● **What the exercise asks**
Repeat, exactly and in full, the lines of the listing below, but without any pictures.

● **Provided material**
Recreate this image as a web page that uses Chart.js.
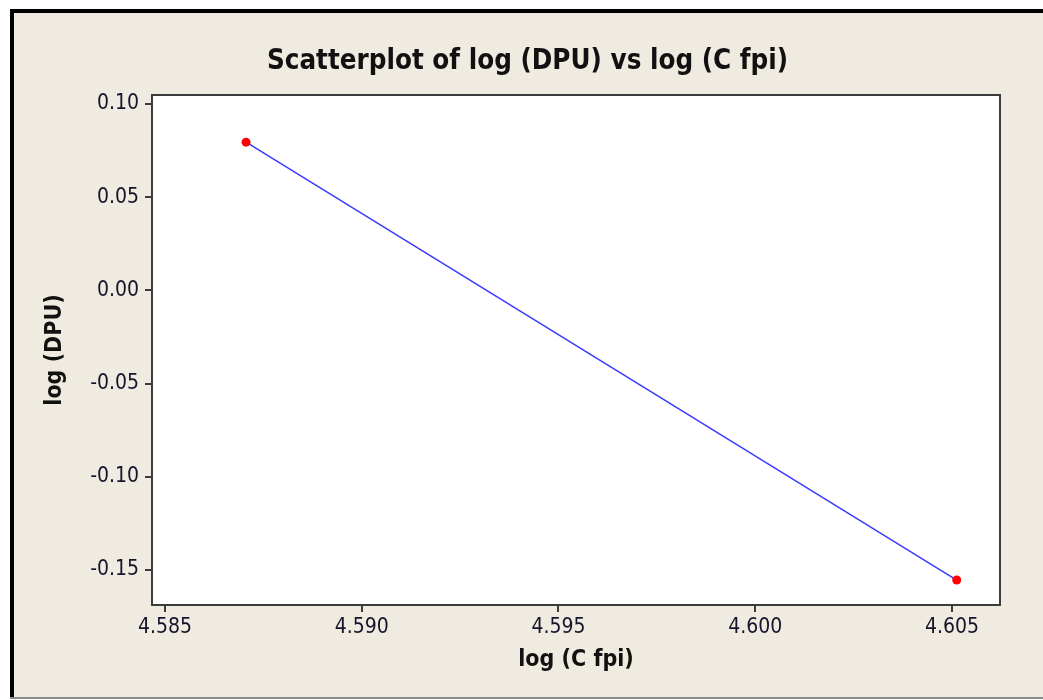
<!DOCTYPE html>
<html>
<head>
<meta charset="utf-8">
<title>Scatterplot of log (DPU) vs log (C fpi)</title>
<script src="https://cdn.jsdelivr.net/npm/chart.js@4.4.1/dist/chart.umd.min.js"></script>
<style>
  html, body { margin: 0; padding: 0; background: #ffffff; }
  #wrap { width: 1043px; height: 700px; }
</style>
</head>
<body>
<div id="wrap"><canvas id="scatter" width="1043" height="700"></canvas></div>
<script>
'use strict';

/* ─────────────────────────────────────────────────
   DATA
───────────────────────────────────────────────── */
const logCfpi = [4.58706, 4.60512];
const logDPU  = [0.0795, -0.1554];

const xTicks = [4.585, 4.590, 4.595, 4.600, 4.605];
const yTicks = [-0.15, -0.10, -0.05, 0.00, 0.05, 0.10];

const TITLE  = 'Scatterplot of log (DPU) vs log (C fpi)';
const XLABEL = 'log (C fpi)';
const YLABEL = 'log (DPU)';

/* ─────────────────────────────────────────────────
   STYLE
───────────────────────────────────────────────── */
const FONT     = "'DejaVu Sans Condensed', 'DejaVu Sans', sans-serif";
const PANEL_BG = '#f0ebe1';
const INK      = '#14142a';
const AXIS     = '#3c3c3c';

// Beige panel with a black frame, plus the box round the plot area
const framePlugin = {
  id: 'frame',
  beforeDraw(chart) {
    const { ctx, width, height } = chart;
    ctx.save();
    ctx.fillStyle = '#ffffff';
    ctx.fillRect(0, 0, width, height);
    ctx.fillStyle = PANEL_BG;
    ctx.fillRect(10, 9, width - 10, height - 11);
    ctx.fillStyle = '#000000';
    ctx.fillRect(10, 9, width - 10, 4);   // top
    ctx.fillRect(10, 9, 4, height - 11);  // left
    ctx.fillStyle = '#8a8a8a';
    ctx.fillRect(10, height - 3, width - 10, 2); // bottom
    ctx.restore();
  },
  beforeDatasetsDraw(chart) {
    const { ctx, chartArea: a } = chart;
    ctx.save();
    ctx.fillStyle = '#ffffff';
    ctx.fillRect(a.left, a.top, a.right - a.left, a.bottom - a.top);
    ctx.restore();
  },
  afterDatasetsDraw(chart) {
    const { ctx, chartArea: a } = chart;
    ctx.save();
    ctx.strokeStyle = AXIS;
    ctx.lineWidth = 2;
    ctx.strokeRect(a.left, a.top, a.right - a.left, a.bottom - a.top);
    ctx.restore();
  },
};

/* ─────────────────────────────────────────────────
   CHART
───────────────────────────────────────────────── */
(function initScatter() {
  const ctx = document.getElementById('scatter');

  new Chart(ctx, {
    type: 'scatter',
    data: {
      datasets: [{
        data: logCfpi.map((x, i) => ({ x, y: logDPU[i] })),
        showLine: true,
        borderColor: '#3a3aff',
        borderWidth: 1.5,
        pointRadius: 4.5,
        pointBackgroundColor: '#ff0000',
        pointBorderColor: '#ff0000',
        pointBorderWidth: 0,
        clip: false,
      }],
    },
    options: {
      responsive: false,
      devicePixelRatio: 1,
      animation: false,
      layout: { padding: { left: 12, right: 0, top: 0, bottom: 0 } },
      plugins: {
        legend: { display: false },
        tooltip: { enabled: false },
        title: {
          display: true,
          text: TITLE,
          color: '#111111',
          font: { family: FONT, size: 27.5, weight: 'bold', lineHeight: 1.2 },
          padding: { top: 45, bottom: 17 },
        },
      },
      scales: {
        x: {
          type: 'linear',
          min: 4.58467,
          max: 4.60622,
          afterBuildTicks: s => { s.ticks = xTicks.map(v => ({ value: v })); },
          afterFit: s => { s.height = 95; },
          ticks: {
            color: INK,
            padding: 3,
            maxRotation: 0,
            font: { family: FONT, size: 21 },
            callback: v => v.toFixed(3),
          },
          grid: { display: true, drawOnChartArea: false, drawTicks: true, tickLength: 7, color: AXIS, lineWidth: 2 },
          border: { display: true, color: AXIS, width: 2 },
          title: {
            display: true,
            text: XLABEL,
            color: '#111111',
            font: { family: FONT, size: 23, weight: 'bold', lineHeight: 1.2 },
            padding: { top: 0, bottom: 26 },
          },
        },
        y: {
          type: 'linear',
          min: -0.1688,
          max: 0.1048,
          afterBuildTicks: s => { s.ticks = yTicks.map(v => ({ value: v })); },
          afterFit: s => { s.width = 140; },
          ticks: {
            color: INK,
            padding: 6,
            font: { family: FONT, size: 21 },
            callback: v => v.toFixed(2),
          },
          grid: { display: true, drawOnChartArea: false, drawTicks: true, tickLength: 7, color: AXIS, lineWidth: 2 },
          border: { display: true, color: AXIS, width: 2 },
          title: {
            display: true,
            text: YLABEL,
            color: '#111111',
            font: { family: FONT, size: 23, weight: 'bold', lineHeight: 1.2 },
            padding: { top: 29, bottom: 0 },
          },
        },
        // empty right-hand strip so the plot box stops at x = 1000
        yRight: {
          type: 'linear',
          position: 'right',
          display: true,
          afterFit: s => { s.width = 43; },
          ticks: { display: false },
          grid: { display: false },
          border: { display: false },
        },
      },
    },
    plugins: [framePlugin],
  });
})();
</script>
</body>
</html>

● **The response**
Recreate this image as a web page that uses Chart.js.
<!DOCTYPE html>
<html>
<head>
<meta charset="utf-8">
<title>Scatterplot of log (DPU) vs log (C fpi)</title>
<script src="https://cdn.jsdelivr.net/npm/chart.js@4.4.1/dist/chart.umd.min.js"></script>
<style>
  html, body { margin: 0; padding: 0; background: #ffffff; }
  #wrap { width: 1043px; height: 700px; }
</style>
</head>
<body>
<div id="wrap"><canvas id="scatter" width="1043" height="700"></canvas></div>
<script>
'use strict';

/* ─────────────────────────────────────────────────
   DATA
───────────────────────────────────────────────── */
const logCfpi = [4.58706, 4.60512];
const logDPU  = [0.0795, -0.1554];

const xTicks = [4.585, 4.590, 4.595, 4.600, 4.605];
const yTicks = [-0.15, -0.10, -0.05, 0.00, 0.05, 0.10];

const TITLE  = 'Scatterplot of log (DPU) vs log (C fpi)';
const XLABEL = 'log (C fpi)';
const YLABEL = 'log (DPU)';

/* ─────────────────────────────────────────────────
   STYLE
───────────────────────────────────────────────── */
const FONT     = "'DejaVu Sans Condensed', 'DejaVu Sans', sans-serif";
const PANEL_BG = '#f0ebe1';
const INK      = '#14142a';
const AXIS     = '#3c3c3c';

// Beige panel with a black frame, plus the box round the plot area
const framePlugin = {
  id: 'frame',
  beforeDraw(chart) {
    const { ctx, width, height } = chart;
    ctx.save();
    ctx.fillStyle = '#ffffff';
    ctx.fillRect(0, 0, width, height);
    ctx.fillStyle = PANEL_BG;
    ctx.fillRect(10, 9, width - 10, height - 11);
    ctx.fillStyle = '#000000';
    ctx.fillRect(10, 9, width - 10, 4);   // top
    ctx.fillRect(10, 9, 4, height - 11);  // left
    ctx.fillStyle = '#8a8a8a';
    ctx.fillRect(10, height - 3, width - 10, 2); // bottom
    ctx.restore();
  },
  beforeDatasetsDraw(chart) {
    const { ctx, chartArea: a } = chart;
    ctx.save();
    ctx.fillStyle = '#ffffff';
    ctx.fillRect(a.left, a.top, a.right - a.left, a.bottom - a.top);
    ctx.restore();
  },
  afterDatasetsDraw(chart) {
    const { ctx, chartArea: a } = chart;
    ctx.save();
    ctx.strokeStyle = AXIS;
    ctx.lineWidth = 2;
    ctx.strokeRect(a.left, a.top, a.right - a.left, a.bottom - a.top);
    ctx.restore();
  },
};

/* ─────────────────────────────────────────────────
   CHART
───────────────────────────────────────────────── */
(function initScatter() {
  const ctx = document.getElementById('scatter');

  new Chart(ctx, {
    type: 'scatter',
    data: {
      datasets: [{
        data: logCfpi.map((x, i) => ({ x, y: logDPU[i] })),
        showLine: true,
        borderColor: '#3a3aff',
        borderWidth: 1.5,
        pointRadius: 4.5,
        pointBackgroundColor: '#ff0000',
        pointBorderColor: '#ff0000',
        pointBorderWidth: 0,
        clip: false,
      }],
    },
    options: {
      responsive: false,
      devicePixelRatio: 1,
      animation: false,
      layout: { padding: { left: 12, right: 0, top: 0, bottom: 0 } },
      plugins: {
        legend: { display: false },
        tooltip: { enabled: false },
        title: {
          display: true,
          text: TITLE,
          color: '#111111',
          font: { family: FONT, size: 27.5, weight: 'bold', lineHeight: 1.2 },
          padding: { top: 45, bottom: 17 },
        },
      },
      scales: {
        x: {
          type: 'linear',
          min: 4.58467,
          max: 4.60622,
          afterBuildTicks: s => { s.ticks = xTicks.map(v => ({ value: v })); },
          afterFit: s => { s.height = 95; },
          ticks: {
            color: INK,
            padding: 3,
            maxRotation: 0,
            font: { family: FONT, size: 21 },
            callback: v => v.toFixed(3),
          },
          grid: { display: true, drawOnChartArea: false, drawTicks: true, tickLength: 7, color: AXIS, lineWidth: 2 },
          border: { display: true, color: AXIS, width: 2 },
          title: {
            display: true,
            text: XLABEL,
            color: '#111111',
            font: { family: FONT, size: 23, weight: 'bold', lineHeight: 1.2 },
            padding: { top: 0, bottom: 26 },
          },
        },
        y: {
          type: 'linear',
          min: -0.1688,
          max: 0.1048,
          afterBuildTicks: s => { s.ticks = yTicks.map(v => ({ value: v })); },
          afterFit: s => { s.width = 140; },
          ticks: {
            color: INK,
            padding: 6,
            font: { family: FONT, size: 21 },
            callback: v => v.toFixed(2),
          },
          grid: { display: true, drawOnChartArea: false, drawTicks: true, tickLength: 7, color: AXIS, lineWidth: 2 },
          border: { display: true, color: AXIS, width: 2 },
          title: {
            display: true,
            text: YLABEL,
            color: '#111111',
            font: { family: FONT, size: 23, weight: 'bold', lineHeight: 1.2 },
            padding: { top: 29, bottom: 0 },
          },
        },
        // empty right-hand strip so the plot box stops at x = 1000
        yRight: {
          type: 'linear',
          position: 'right',
          display: true,
          afterFit: s => { s.width = 43; },
          ticks: { display: false },
          grid: { display: false },
          border: { display: false },
        },
      },
    },
    plugins: [framePlugin],
  });
})();
</script>
</body>
</html>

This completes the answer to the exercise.